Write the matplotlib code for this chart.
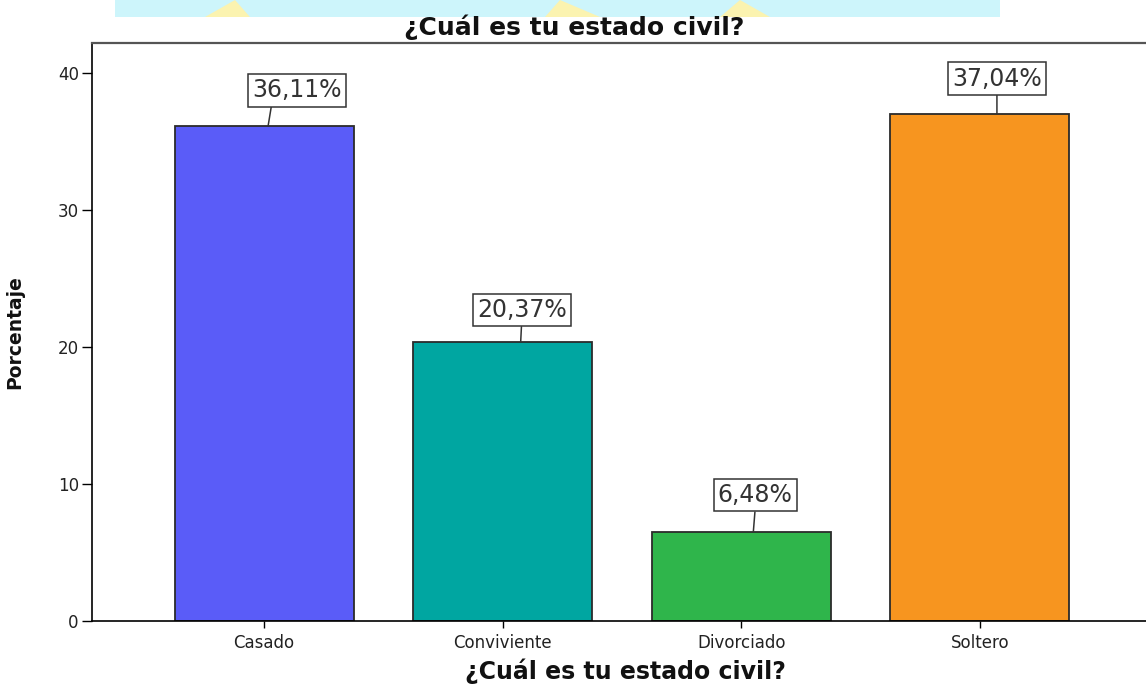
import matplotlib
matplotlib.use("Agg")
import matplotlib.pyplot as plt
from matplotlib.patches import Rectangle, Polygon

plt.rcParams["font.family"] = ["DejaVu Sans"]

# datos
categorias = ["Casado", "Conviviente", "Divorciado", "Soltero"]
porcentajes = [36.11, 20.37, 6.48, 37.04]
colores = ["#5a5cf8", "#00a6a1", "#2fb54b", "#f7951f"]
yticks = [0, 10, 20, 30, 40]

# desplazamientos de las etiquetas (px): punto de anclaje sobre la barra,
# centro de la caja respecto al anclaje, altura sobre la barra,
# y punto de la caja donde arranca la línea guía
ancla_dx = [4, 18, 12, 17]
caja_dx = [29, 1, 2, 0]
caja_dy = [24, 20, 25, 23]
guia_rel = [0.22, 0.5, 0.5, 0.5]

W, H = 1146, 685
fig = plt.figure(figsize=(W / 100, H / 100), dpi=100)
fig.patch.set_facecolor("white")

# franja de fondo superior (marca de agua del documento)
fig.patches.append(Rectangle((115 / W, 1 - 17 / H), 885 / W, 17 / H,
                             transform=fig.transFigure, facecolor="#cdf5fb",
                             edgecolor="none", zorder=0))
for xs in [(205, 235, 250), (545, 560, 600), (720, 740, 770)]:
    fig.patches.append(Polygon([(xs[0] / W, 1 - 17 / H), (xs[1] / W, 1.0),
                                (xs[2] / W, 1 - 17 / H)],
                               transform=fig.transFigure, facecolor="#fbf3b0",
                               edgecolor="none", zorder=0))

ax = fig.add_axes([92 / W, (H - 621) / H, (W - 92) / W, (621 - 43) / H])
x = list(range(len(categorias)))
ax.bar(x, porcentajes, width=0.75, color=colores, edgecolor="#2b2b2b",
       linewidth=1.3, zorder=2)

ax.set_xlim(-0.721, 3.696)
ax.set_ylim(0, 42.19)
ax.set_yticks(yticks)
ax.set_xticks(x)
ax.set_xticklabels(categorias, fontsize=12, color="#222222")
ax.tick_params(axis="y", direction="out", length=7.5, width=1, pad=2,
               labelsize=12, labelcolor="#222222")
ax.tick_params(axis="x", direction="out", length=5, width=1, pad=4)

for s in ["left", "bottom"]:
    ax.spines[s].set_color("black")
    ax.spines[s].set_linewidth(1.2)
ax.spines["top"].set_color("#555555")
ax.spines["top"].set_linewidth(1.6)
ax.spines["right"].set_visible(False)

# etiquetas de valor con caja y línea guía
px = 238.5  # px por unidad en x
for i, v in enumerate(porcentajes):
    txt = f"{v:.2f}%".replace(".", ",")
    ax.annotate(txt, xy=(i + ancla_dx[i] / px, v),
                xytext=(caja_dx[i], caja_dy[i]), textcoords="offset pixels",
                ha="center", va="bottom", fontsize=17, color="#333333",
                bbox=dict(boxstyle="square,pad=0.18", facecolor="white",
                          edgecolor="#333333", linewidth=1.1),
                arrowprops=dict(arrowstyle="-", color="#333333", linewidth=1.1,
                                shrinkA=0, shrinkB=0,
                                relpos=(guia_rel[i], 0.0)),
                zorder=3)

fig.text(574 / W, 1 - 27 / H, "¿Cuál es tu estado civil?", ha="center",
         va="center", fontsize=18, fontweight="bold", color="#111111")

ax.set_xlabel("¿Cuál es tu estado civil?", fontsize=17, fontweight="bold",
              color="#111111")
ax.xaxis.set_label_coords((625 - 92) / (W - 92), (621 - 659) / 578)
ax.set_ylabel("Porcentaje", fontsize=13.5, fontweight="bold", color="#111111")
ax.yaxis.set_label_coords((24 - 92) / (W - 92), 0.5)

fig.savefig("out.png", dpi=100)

WHAT THE TASK ASKS
Go through the data above and transcribe it in full, omitting any image.

EXERCISE OUTPUT
Write the matplotlib code for this chart.
import matplotlib
matplotlib.use("Agg")
import matplotlib.pyplot as plt
from matplotlib.patches import Rectangle, Polygon

plt.rcParams["font.family"] = ["DejaVu Sans"]

# datos
categorias = ["Casado", "Conviviente", "Divorciado", "Soltero"]
porcentajes = [36.11, 20.37, 6.48, 37.04]
colores = ["#5a5cf8", "#00a6a1", "#2fb54b", "#f7951f"]
yticks = [0, 10, 20, 30, 40]

# desplazamientos de las etiquetas (px): punto de anclaje sobre la barra,
# centro de la caja respecto al anclaje, altura sobre la barra,
# y punto de la caja donde arranca la línea guía
ancla_dx = [4, 18, 12, 17]
caja_dx = [29, 1, 2, 0]
caja_dy = [24, 20, 25, 23]
guia_rel = [0.22, 0.5, 0.5, 0.5]

W, H = 1146, 685
fig = plt.figure(figsize=(W / 100, H / 100), dpi=100)
fig.patch.set_facecolor("white")

# franja de fondo superior (marca de agua del documento)
fig.patches.append(Rectangle((115 / W, 1 - 17 / H), 885 / W, 17 / H,
                             transform=fig.transFigure, facecolor="#cdf5fb",
                             edgecolor="none", zorder=0))
for xs in [(205, 235, 250), (545, 560, 600), (720, 740, 770)]:
    fig.patches.append(Polygon([(xs[0] / W, 1 - 17 / H), (xs[1] / W, 1.0),
                                (xs[2] / W, 1 - 17 / H)],
                               transform=fig.transFigure, facecolor="#fbf3b0",
                               edgecolor="none", zorder=0))

ax = fig.add_axes([92 / W, (H - 621) / H, (W - 92) / W, (621 - 43) / H])
x = list(range(len(categorias)))
ax.bar(x, porcentajes, width=0.75, color=colores, edgecolor="#2b2b2b",
       linewidth=1.3, zorder=2)

ax.set_xlim(-0.721, 3.696)
ax.set_ylim(0, 42.19)
ax.set_yticks(yticks)
ax.set_xticks(x)
ax.set_xticklabels(categorias, fontsize=12, color="#222222")
ax.tick_params(axis="y", direction="out", length=7.5, width=1, pad=2,
               labelsize=12, labelcolor="#222222")
ax.tick_params(axis="x", direction="out", length=5, width=1, pad=4)

for s in ["left", "bottom"]:
    ax.spines[s].set_color("black")
    ax.spines[s].set_linewidth(1.2)
ax.spines["top"].set_color("#555555")
ax.spines["top"].set_linewidth(1.6)
ax.spines["right"].set_visible(False)

# etiquetas de valor con caja y línea guía
px = 238.5  # px por unidad en x
for i, v in enumerate(porcentajes):
    txt = f"{v:.2f}%".replace(".", ",")
    ax.annotate(txt, xy=(i + ancla_dx[i] / px, v),
                xytext=(caja_dx[i], caja_dy[i]), textcoords="offset pixels",
                ha="center", va="bottom", fontsize=17, color="#333333",
                bbox=dict(boxstyle="square,pad=0.18", facecolor="white",
                          edgecolor="#333333", linewidth=1.1),
                arrowprops=dict(arrowstyle="-", color="#333333", linewidth=1.1,
                                shrinkA=0, shrinkB=0,
                                relpos=(guia_rel[i], 0.0)),
                zorder=3)

fig.text(574 / W, 1 - 27 / H, "¿Cuál es tu estado civil?", ha="center",
         va="center", fontsize=18, fontweight="bold", color="#111111")

ax.set_xlabel("¿Cuál es tu estado civil?", fontsize=17, fontweight="bold",
              color="#111111")
ax.xaxis.set_label_coords((625 - 92) / (W - 92), (621 - 659) / 578)
ax.set_ylabel("Porcentaje", fontsize=13.5, fontweight="bold", color="#111111")
ax.yaxis.set_label_coords((24 - 92) / (W - 92), 0.5)

fig.savefig("out.png", dpi=100)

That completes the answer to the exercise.